For me, highlights included many of the village acts near Blagoevgrad in the Pirin style of singing and dance, a choir from either Hadzhidimivo or Dolna Ribnitsa (correct ID needed from you internet sleuths and festival experts), a frula player with a Cacak dance tune, singers from village Reljovo near Samokov, and the women's choir from Satovcha. I also was able to see a delightful wedding reenactment from a 'Banat' folkloric village near either Vratsa or Vidin (I am not certain). This group danced a Csardas set to medleys on an accordion, and the bride's wedding dress was almost entirely embroidered in gold thread, rope, and sequins. I didn't get a photograph of her equally spectacular headpiece, but it too, was exceedingly ornate. Despite seeing all this, there were so many presentations that I wish I had been able to see! Next time...
By late afternoon, Dunava's members had to make their way back to the main stage to change, warm up our voices, and get ready to sing. We chose five of our strongest and most invigorating classics to perform to the swelling crowd. What an honor! All in all, I believe we represented quite well and our thanks to those heroic Seattle fans who cheered us on from Koprivshtitsa's town square. You could have seen us any time in Seattle, yet you chose to watch us in Bulgaria! We are humbled.

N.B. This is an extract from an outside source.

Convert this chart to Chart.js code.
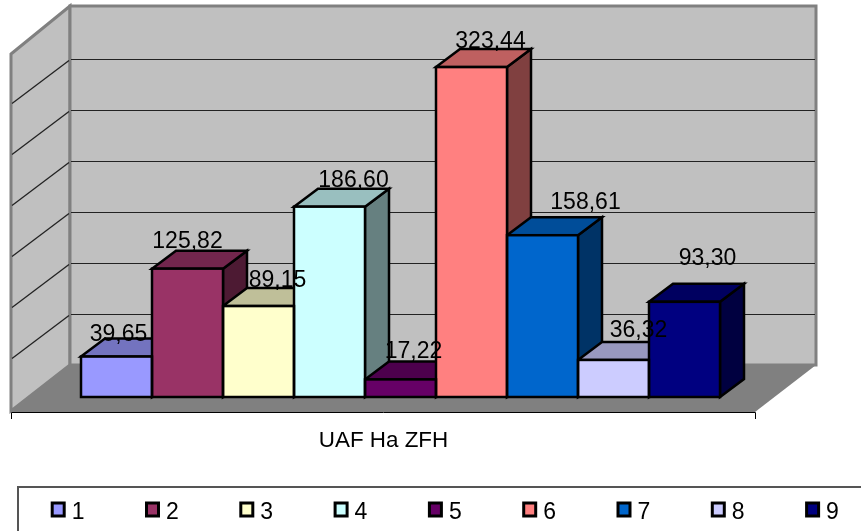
<!DOCTYPE html>
<html>
<head>
<meta charset="utf-8">
<style>
  html, body { margin: 0; padding: 0; background: #fff; overflow: hidden; }
  canvas { display: block; }
</style>
</head>
<body>
<canvas id="grafico" width="861" height="531"></canvas>
<script src="https://cdn.jsdelivr.net/npm/chart.js@4/dist/chart.umd.min.js"></script>
<script>
const categorias = ["1", "2", "3", "4", "5", "6", "7", "8", "9"];
const valores = [39.65, 125.82, 89.15, 186.60, 17.22, 323.44, 158.61, 36.32, 93.30];
const colores = ["#9999FF", "#993366", "#FFFFCC", "#CCFFFF", "#660066", "#FF8080", "#0066CC", "#CCCCFF", "#000080"];
const tituloEje = "UAF Ha ZFH";

// desplazamiento de cada etiqueta respecto al centro/tope de su barra
const offsetsEtiquetas = [[2, -16], [0, -21], [19, -19], [24, -20], [13, -21], [19, -19], [43, -26], [25, -23], [23, -37]];

const FUENTE = "23px 'Liberation Sans', Arial, sans-serif";
const PROF_X = 24, PROF_Y = 18;      // profundidad de las barras
const FONDO_Y = 32;                  // pared de fondo respecto al frente de las barras

function oscurecer(hex, f) {
    const n = parseInt(hex.slice(1), 16);
    const c = [n >> 16, (n >> 8) & 255, n & 255].map(v => Math.round(v * f));
    return `rgb(${c[0]},${c[1]},${c[2]})`;
}

function poligono(ctx, puntos, relleno, borde, ancho) {
    ctx.beginPath();
    puntos.forEach((p, i) => i ? ctx.lineTo(p[0], p[1]) : ctx.moveTo(p[0], p[1]));
    ctx.closePath();
    if (relleno) { ctx.fillStyle = relleno; ctx.fill(); }
    if (borde) { ctx.strokeStyle = borde; ctx.lineWidth = ancho; ctx.lineJoin = "miter"; ctx.stroke(); }
}

const paredes = {
    id: "paredes",
    beforeDatasetsDraw(chart) {
        const { ctx, chartArea: a, scales: { y } } = chart;
        const izq = a.left - 11, der = a.left + 735;
        const arriba = a.top - 34, abajo = y.getPixelForValue(0) - FONDO_Y;
        const frenteIzq = a.left - 70, frenteDer = a.left + 674, frenteY = abajo + 47;

        ctx.save();
        // piso
        poligono(ctx, [[izq, abajo], [der, abajo], [frenteDer, frenteY], [frenteIzq, frenteY]], "#808080");
        // paredes
        poligono(ctx, [[frenteIzq, arriba + 48], [izq, arriba], [izq, abajo], [frenteIzq, frenteY - 1]], "#C0C0C0", "#808080", 3);
        poligono(ctx, [[izq, arriba], [der, arriba], [der, abajo], [izq, abajo]], "#C0C0C0", "#808080", 3);

        // lineas de division, en las dos paredes
        ctx.strokeStyle = "#222222";
        ctx.lineWidth = 1;
        y.ticks.forEach(t => {
            if (t.value === 0 || t.value === y.max) return;
            const py = Math.round(y.getPixelForValue(t.value) - FONDO_Y) + 0.5;
            ctx.beginPath();
            ctx.lineWidth = 1.3;
            ctx.moveTo(frenteIzq + 1, py + 44);
            ctx.lineTo(izq - 1, py + 1);
            ctx.stroke();
            ctx.beginPath();
            ctx.lineWidth = 1;
            ctx.moveTo(izq + 1, py);
            ctx.lineTo(der - 1, py);
            ctx.stroke();
        });

        // borde frontal del piso con sus marcas
        ctx.strokeStyle = "#000";
        ctx.lineWidth = 1;
        ctx.beginPath();
        ctx.moveTo(frenteIzq + 0.5, frenteY + 7);
        ctx.lineTo(frenteIzq + 0.5, frenteY + 0.5);
        ctx.lineTo(frenteDer + 0.5, frenteY + 0.5);
        ctx.lineTo(frenteDer + 0.5, frenteY + 7);
        ctx.stroke();

        // caras lateral y superior de cada barra, de izquierda a derecha
        chart.getDatasetMeta(0).data.forEach((barra, i) => {
            const x0 = barra.x - barra.width / 2, x1 = barra.x + barra.width / 2;
            const yTop = barra.y, yBase = barra.base;
            poligono(ctx, [[x1, yTop], [x1 + PROF_X, yTop - PROF_Y], [x1 + PROF_X, yBase - PROF_Y], [x1, yBase]],
                oscurecer(colores[i], 0.5), "#000", 2.5);
            poligono(ctx, [[x0, yTop], [x0 + PROF_X, yTop - PROF_Y], [x1 + PROF_X, yTop - PROF_Y], [x1, yTop]],
                oscurecer(colores[i], 0.75), "#000", 2.5);
        });
        ctx.restore();
    },
    afterDatasetsDraw(chart) {
        // contorno del frente centrado sobre el borde de cada barra
        const { ctx } = chart;
        ctx.save();
        ctx.strokeStyle = "#000";
        ctx.lineWidth = 2.5;
        chart.getDatasetMeta(0).data.forEach(barra => {
            ctx.strokeRect(barra.x - barra.width / 2, barra.y, barra.width, barra.base - barra.y);
        });
        ctx.restore();
    }
};

const textos = {
    id: "textos",
    afterDatasetsDraw(chart) {
        const { ctx } = chart;
        ctx.save();
        ctx.font = FUENTE;
        ctx.fillStyle = "#000";
        ctx.textBaseline = "alphabetic";

        // etiquetas de datos con coma decimal
        ctx.textAlign = "center";
        chart.getDatasetMeta(0).data.forEach((barra, i) => {
            const [dx, dy] = offsetsEtiquetas[i];
            ctx.fillText(valores[i].toFixed(2).replace(".", ","), barra.x + dx, barra.y + dy);
        });

        // titulo del eje
        ctx.font = "22.4px 'Liberation Sans', Arial, sans-serif";
        ctx.fillText(tituloEje, 383.5, 447);

        // leyenda
        ctx.strokeStyle = "#555";
        ctx.lineWidth = 2;
        ctx.beginPath();
        ctx.moveTo(18, 531);
        ctx.lineTo(18, 487);
        ctx.lineTo(861, 487);
        ctx.stroke();

        ctx.font = FUENTE;
        ctx.textAlign = "left";
        categorias.forEach((c, i) => {
            const x = 52.2 + i * 94.3;
            ctx.fillStyle = colores[i];
            ctx.strokeStyle = "#000";
            ctx.lineWidth = 3;
            ctx.fillRect(x, 503, 12, 13);
            ctx.strokeRect(x, 503, 12, 13);
            ctx.fillStyle = "#000";
            ctx.fillText(c, x + 19.5, 519);
        });
        ctx.restore();
    }
};

new Chart(document.getElementById("grafico"), {
    type: "bar",
    data: {
        labels: categorias,
        datasets: [{
            data: valores,
            backgroundColor: colores,
            borderWidth: 0,
            barPercentage: 1,
            categoryPercentage: 1
        }]
    },
    options: {
        responsive: false,
        animation: false,
        layout: { padding: { left: 81, right: 141, top: 40, bottom: 134 } },
        plugins: {
            legend: { display: false },
            tooltip: { enabled: false }
        },
        scales: {
            x: { display: false },
            y: { display: false, min: 0, max: 350, ticks: { stepSize: 50 } }
        }
    },
    plugins: [paredes, textos]
});
</script>
</body>
</html>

All in all, truly a unique festival. My kudos to efforts of the young performers who still live in villages and haven't been drawn to the big cities. My gratitude to the older performers for passing their knowledge and enthusiasm on to others, and many thanks to the festival organizers who strive for authenticity despite the lure of commercialization. Your hard work is not in vain! And from each of us in Dunava, our heartfelt thanks to you, our fans and supporters who helped us attend! We couldn't have done it without you.